Вот приходит Бродский и просит разрешения напечатать только что написанное стихотворение (пишущие машинки регистрировались). После ужина – премьера: он читает.
«Когда она в церковь впервые внесла
дитя, находились внутри из числа
людей, находившихся там постоянно,
Святой Симеон и пророчица Анна…»
Я впервые слышу этот гнусавый голос, напоминающий монотонное чтение раввина:
«Он шел умирать. И не в уличный гул
он, дверь отворивши руками, шагнул,
но в глухонемые владения смерти»…
Все слушают. И аплодируют. (А у стен есть уши)?

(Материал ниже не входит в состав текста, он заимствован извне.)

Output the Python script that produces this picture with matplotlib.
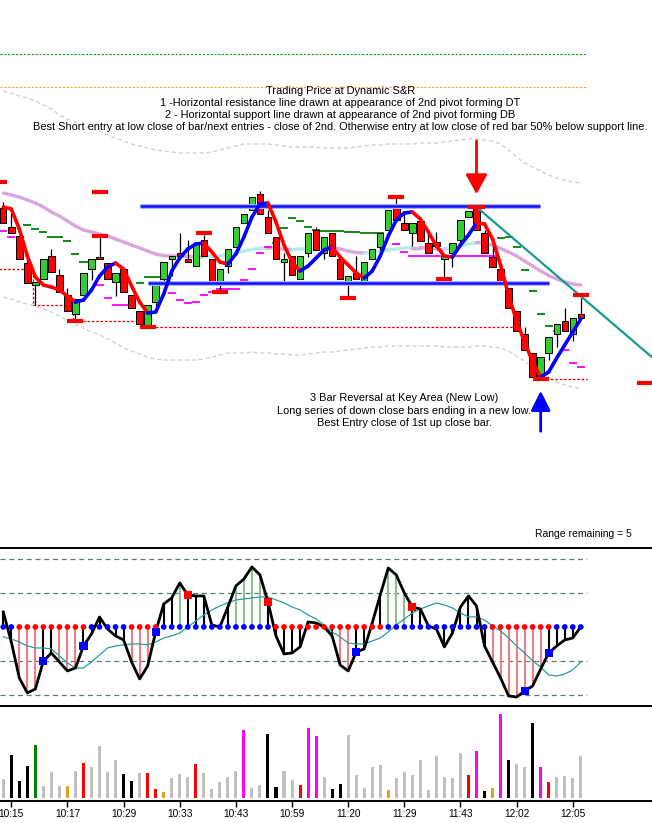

Бродский дал мне это стихотворение с собой. Вскоре после этого я навестила его в его «полутора комнатах». Открыли мне пожилые родители, они поздоровались и через «шкаф» проводили в кабинет поэта. Да, я прошла через старинный шкаф (удачная маскировка). И вот мы сидим на диване и уже увлечены беседой. О «моем» Баратынском, которого он тут же стал цитировать («И, тесный круг подлунных впечатлений/ Сомкнувшая давно,/ Под веяньем возвратных сновидений/ Ты дремлешь…»), о «своей» Ахматовой, о Джоне Донне, Уистоне Хью Одене, Роберте Фросте. Его приговор ясен, строг и окончателен. Сверху на шкафу лежит большой старый чемодан и крохотный американский флаг. Don’t ask. Я слушаю, а взгляд мой блуждает. Переходя от его усыпанного веснушками лица к фотографиям его любимых поэтов в рамках, которые висят над заваленным книгами и бумагами секретером. Вот здесь, значит, думаю я. Здесь рождаются его стихи. На этих нескольких квадратных метрах. В энном измерении поэзии. И тут он вдруг мяукает. Как рыжий кот, как избалованная киска. Отказываясь от речи. «Мой бзик».